The smell of frankincense has wafted across the Middle East for decades. But are such aromatic days numbered?
Long before frankincense was an essential element of the Christmas story, its pleasant aroma was ubiquitous across the Arabian Peninsula and North Africa.
Egyptian queens, Lebanese traders and residents of the lost city of Ubar were all fans of the gum harvested from the Boswellia family of trees. In use for more than 5,000 years old, it's one of the world's most ancient scents.
Today, it's also one of the most endangered.
Researchers at Wageningen University in the Netherlands said this week that careless stewardship and environmental risk factors for the Boswellia genus could bring a precipitous decline in frankincense yields over the next 15 or so years. By 2060, just 10 per cent of today's Boswellia forests could still be in frankincense production.

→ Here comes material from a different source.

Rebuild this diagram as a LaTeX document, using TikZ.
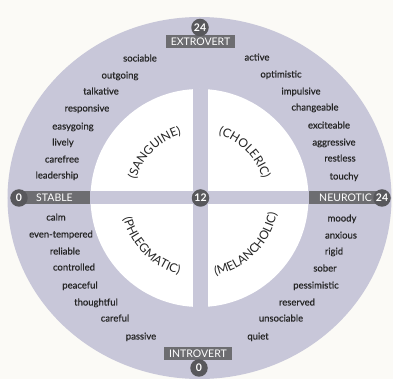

Ecologists who carried out the study say the problem rests with mismanagement of the trees, and popularity of the scent.
"In places like Oman and Yemen, it is being cut down systematically," study co-author Frans Bongers told the BBC. "The declining populations mean frankincense production is doomed."
We certainly hope Professor Bongers has it wrong. Nothing induces nostalgia like a sweet smell from the past. We hope the Boswellia, and its fragrance, is around for many more generations to enjoy.